Receptor tyrosine kinases (RTKs) are a class of proteins on the cell surface that regulate a variety of normal cell processes. Recently, staining of feline OSCC biopsies confirmed presence of three of these receptors, including vascular endothelial growth factor receptor (VEGFR), platelet derived growth factor receptor (PDGFR) and stem cell growth factor receptor (c-kit). Western blot analysis is a method that is widely used to evaluate protein expression in tissues. The method will be used to show expression of these three specific receptors in feline OSCC biopsies and compare the amount in tumor tissue to the amount in normal oral tissue. The hypothesis is that higher protein expression of these three receptors will be confirmed in biopsy samples from feline OSCC.
Tyrosine kinase inhibitors (TKIs) are a class of drugs used in human medicine, which are new to veterinary medicine. Palladia® and Kinavet-CA1® are TKIs available for use in animals. Confirming and quantifying protein expression of these receptors will support further investigation of treatment with TKIs for feline OSCC.
Exploring the use of a fat-derived stem cell treatment for Syncytial Foamy Virus-Positive cats with severe inflammation of the mouth and gums. $16,594.56
Principal Investigator: Boaz Arzi, Dori L. Borjesson, Frank J.M. Verstraete; University of California-Davis. (W14-044)

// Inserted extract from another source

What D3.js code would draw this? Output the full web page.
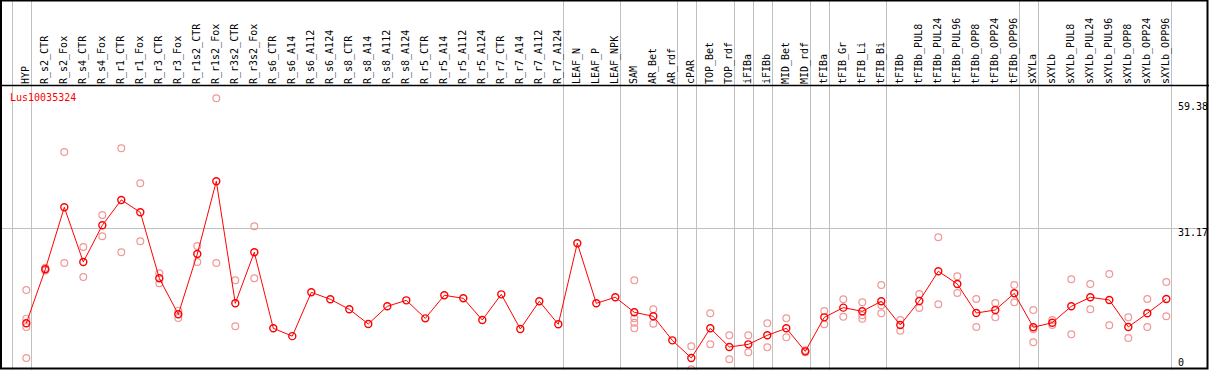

Feline chronic gingivostomatitis (FCGS) is a poorly defined disease characterized by severe inflammation of the mouth and gum that is painful and debilitating. Treatment involves a combination of antibiotics, anti- inflammatory drugs (corticosteroids), pain medications and full-mouth tooth extractions and such treatments are not always 100% effective. Subsequently, there are significant potential complications that can affect the cat’s quality of life. Stem cell therapy has been used in both human and veterinary medicine for a variety of inflammatory diseases. One form of stem cell therapy uses stem cells called fat-derived mesenchymal stem cells (adMSC). The researchers have used this therapy to decrease inflammation and effectively cure FCGS in cats. However, 60-75% of older cats are infected with feline syncytium forming virus (FeSFV). While this virus does not directly cause disease or impact the quality of life for infected cats, this virus inhibits culture of adMSCs. Two cats enrolled in their previous study were unable to be treated with their own adMSCs due to the inability to culture FeSFV+ cells. In this proposal, they will use adMSCs generated from a small amount of fat collected from healthy FeSFV-donor cats to treat FeSFV+ cats with FCGS. Further, the goal will be to determine the safety and efficacy of donor-derived adMSCs to treat cats with FCGS. If the proposed stem cell treatment proves to be beneficial, it will revolutionize the treatment options for cats with FCGS.